ECCA.edu: educating, serving, evolving
By Pierre Bélanger, SJ
In 1987, I did a three-month internship at Radio Santa María in La Vega, in the heart of the Dominican Republic. My expertise in radio and television could undoubtedly be useful, but above all, it was an opportunity to get to know a Jesuit work in a developing country, and to practice my Spanish! The station has a wide range of programming which, for some thirty years by then, had been offering grassroots education, civic engagement and Christian formation to the scattered population of the vast Cibao region.
But Radio Santa Maríawas already best known throughout the country for its unique Escuelas Radiofónicas Santa María service (EE RR S M). In a country where the school system was struggling to reach rural populations, the EE RR S M opened up the possibility for all those who had not been able to complete their primary education to do so and receive the official diploma from the Ministry of Education.
The
initiative for this service, based on daily radio lessons in the evenings, the
distribution of workbooks to the thousands of people enrolled and personal
support on weekends in rural communities by maestros correctores, was
not born in the Dominican Republic. The project was ‘imported’ from a Jesuit
work in the Canary Islands, the region of Spain furthest from Madrid. There
too, for 15 years and in a context of populations scattered over several
islands with no easy access to schools, the Jesuits had invented a suitable and
effective way of providing much-needed formal education for all. That was Radio
ECCA.
I have continued to collaborate with Radio Santa María over the years and decades. The Radio Schools grew, soon offering secondary education, and evolved from radio programmes that people had to listen to at fixed hours, to a flexible system that uses the Internet. Nearly a million Dominican men and women have benefited from these educational services, so rooted in the Jesuit tradition of promoting education for all.
I always had in mind the desire to go to the source, to visit Radio ECCA. The opportunity finally presented itself a few weeks ago, and in Las Palmas, I was able to discover a Jesuit organisation in full strength, as committed as ever to education, but also more broadly to social issues, serving the human and spiritual growth of people in remote regions that are all too often marginalised.

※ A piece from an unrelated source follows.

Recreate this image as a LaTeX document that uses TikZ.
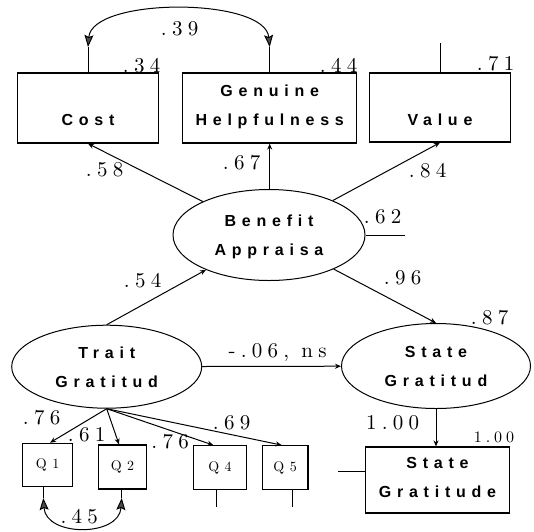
\documentclass[tikz,border=0pt]{standalone}
\usepackage{fontspec}
\newfontfamily\labfont{Liberation Sans}[LetterSpace=36]
\newfontfamily\numfam{lmroman10-regular.otf}[LetterSpace=25]
\newfontfamily\qfam{lmroman10-regular.otf}[LetterSpace=40]
\usetikzlibrary{arrows.meta,shapes.geometric}
\newcommand\numf{\numfam\fontsize{21}{23}\selectfont}
\newcommand\numsm{\numfam\fontsize{16}{18}\selectfont}
\newcommand\qf{\qfam\fontsize{14}{16}\selectfont}
\newcommand\twol[2]{\strut#1\\\strut#2}
\newcommand\bstrut{\rule[-11.2pt]{0pt}{29pt}}
\newcommand\twob[2]{\bstrut#1\\\bstrut#2}
\begin{document}
\begin{tikzpicture}[x=1pt,y=-1pt,
  box/.style={draw,line width=1.2pt,rectangle,inner sep=0pt,align=center,
    font=\labfont\bfseries\fontsize{16}{29}\selectfont},
  lat/.style={draw,line width=1pt,ellipse,inner sep=0pt,align=center,
    font=\labfont\bfseries\fontsize{16}{29}\selectfont},
  qbox/.style={draw,line width=1.2pt,rectangle,inner sep=0pt,font=\qf},
  coef/.style={inner sep=0pt,font=\numf,xshift=2.6pt},
  coefsm/.style={inner sep=0pt,font=\numsm,xshift=2pt},
  reg/.style={line width=1pt,-{Stealth[length=6pt,width=5pt]}},
  cov/.style={line width=1pt,{Stealth[length=12pt,width=9pt,inset=2pt,fill=black!70]}-{Stealth[length=12pt,width=9pt,inset=2pt,fill=black!70]}},
  err/.style={line width=1pt}]
\useasboundingbox (0,0) rectangle (534,531);

% observed boxes
\node[box,minimum width=141.4pt,minimum height=70pt] (cost) at (88,108) {\twob{}{Cost}};
\node[box,minimum width=174pt,minimum height=70pt] (genuine) at (269.7,108) {\twob{Genuine}{Helpfulness}};
\node[box,minimum width=141.4pt,minimum height=69pt] (value) at (440,107.5) {\twob{}{Value}};
\node[box,minimum width=143.6pt,minimum height=66pt] (stateb) at (437.5,480) {\twob{State}{Gratitude}};

% latent ellipses
\node[lat,minimum width=192pt,minimum height=91pt] (benefit) at (269,235) {\twol{Benefit}{Appraisa}};
\node[lat,minimum width=190pt,minimum height=83pt] (trait) at (106.7,366.7) {\twol{Trait}{Gratitud}};
\node[lat,minimum width=189pt,minimum height=85pt] (stateg) at (436,366) {\twol{State}{Gratitud}};

% item boxes
\node[qbox,minimum width=50pt,minimum height=43.4pt] (Q1) at (47.7,465) {Q1};
\node[qbox,minimum width=48.4pt,minimum height=44pt] (Q2) at (122.5,467) {Q2};
\node[qbox,minimum width=53.4pt,minimum height=43.6pt] (Q4) at (220,467.5) {Q4};
\node[qbox,minimum width=45.7pt,minimum height=43.6pt] (Q5) at (285.2,467.5) {Q5};

% free ends
\coordinate (e1) at (88,47);
\coordinate (e2) at (269.7,47);
\coordinate (ev) at (440,43);
\coordinate (eb) at (405,235);
\coordinate (es) at (338,471.7);
\coordinate (e3) at (43.3,498);
\coordinate (e4) at (121.7,498);
\coordinate (eq4) at (216.7,506.7);
\coordinate (eq5) at (292.3,506.7);

% error lines
\draw[err] (cost.north) -- (e1);
\draw[err] (genuine.north) -- (e2);
\draw[err] (value.north) -- (ev);
\draw[err] (benefit.east) -- (eb);
\draw[err] (stateb.west |- es) -- (es);
\draw[err] (e3 |- Q1.south) -- (e3);
\draw[err] (e4 |- Q2.south) -- (e4);
\draw[err] (eq4 |- Q4.south) -- (eq4);
\draw[err] (eq5 |- Q5.south) -- (eq5);

% covariances
\draw[cov] (e1) .. controls (92,-3) and (265,-3) .. (e2);
\draw[cov] (e3) .. controls (46,537) and (119,537) .. (e4);

% paths
\draw[reg] (benefit) -- (cost.south);
\draw[reg] (genuine.south |- benefit.north) -- (genuine.south);
\draw[reg] (benefit) -- (value.south);
\draw[reg] (trait.north) -- (benefit);
\draw[reg] (benefit) -- (stateg.north);
\draw[reg] (trait) -- (stateg);
\draw[reg] (stateg.south) -- (stateg.south |- stateb.north);
\draw[reg] (trait.south) -- ([xshift=2.3pt]Q1.north);
\draw[reg] (trait.south) -- ([xshift=-3.5pt]Q2.north);
\draw[reg] (trait.south) -- ([xshift=-6.7pt]Q4.north);
\draw[reg] (trait.south) -- ([xshift=-3.5pt]Q5.north);

% coefficients
\node[coef] (c39) at (177,29) {.39};
\node[coef] (c34) at (139,65.5) {.34};
\node[coef] (c44) at (336,65) {.44};
\node[coef] (c71) at (493,64) {.71};
\node[coef] (c58) at (102,170) {.58};
\node[coef] (c67) at (239,163) {.67};
\node[coef] (c84) at (425,171) {.84};
\node[coef] (c62) at (380,217) {.62};
\node[coef] (c54) at (140,281) {.54};
\node[coef] (c96) at (400,278) {.96};
\node[coef] (c87) at (487,318) {.87};
\node[coef] (c06) at (275,353) {-.06, ns};
\node[coef] (c100a) at (390,423) {1.00};
\node[coefsm] (c100b) at (492,437) {1.00};
\node[coef] (c76a) at (39,418) {.76};
\node[coef] (c61) at (84,435) {.61};
\node[coef] (c76b) at (167.5,441.7) {.76};
\node[coef] (c69) at (229,422.7) {.69};
\node[coef] (c45) at (76.7,516.7) {.45};
\end{tikzpicture}
\end{document}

The first surprise when I got the reply from the Jesuit José María Segura, the current director of ECCA, was that Radio ECCA no longer existed for about a year. Following an analysis of the needs of the people it sought to serve, the work was transformed into two sections: one still dedicated to distance education, the other offering various social programmes. In both cases, the projects are linked to government ministries and are part of the services recognised as essential needs.
The
radio component is now essentially transformed into digital services,
programmes that can be accessed at any time and that meet the specific
educational needs of students. It’s a form of lifelong adult education, online,
to help people make themselves available and better able to contribute to the
society in which they live. There is always basic education, for those who have
not been able to go to school for long. But there is also the secondary
education diploma, the “baccillerato”, as it is called in several
Spanish-speaking countries. In addition, a whole range of courses are available
to choose from, according to individual needs and interests: this is what is
known as the aula abierta or open classroom.
The ecca.edu motto, almost a slogan, sums it all up: Tu futuro a tu ritmo - Your future at your own pace.
Ecca.edu was founded in the same spirit as the Jesuits’ educational commitments since the time of St Ignatius, uniting formal education with social commitments. This is why Ecca Social was created. The projects are aimed at raising awareness of civic participation, protecting minors, training for employment and opening up to international cooperation. All this against a backdrop of preparing the participants to be committed people in the service of others, according to the spirit of the Gospel.
This
is what Radio Santa María has done and continues to do in the Dominican
Republic, thousands of kilometres from Las Palmas, but in the same spirit of
community service and education that has characterised ECCA since the
1960s. A fine Jesuit work; a true Jesuit work!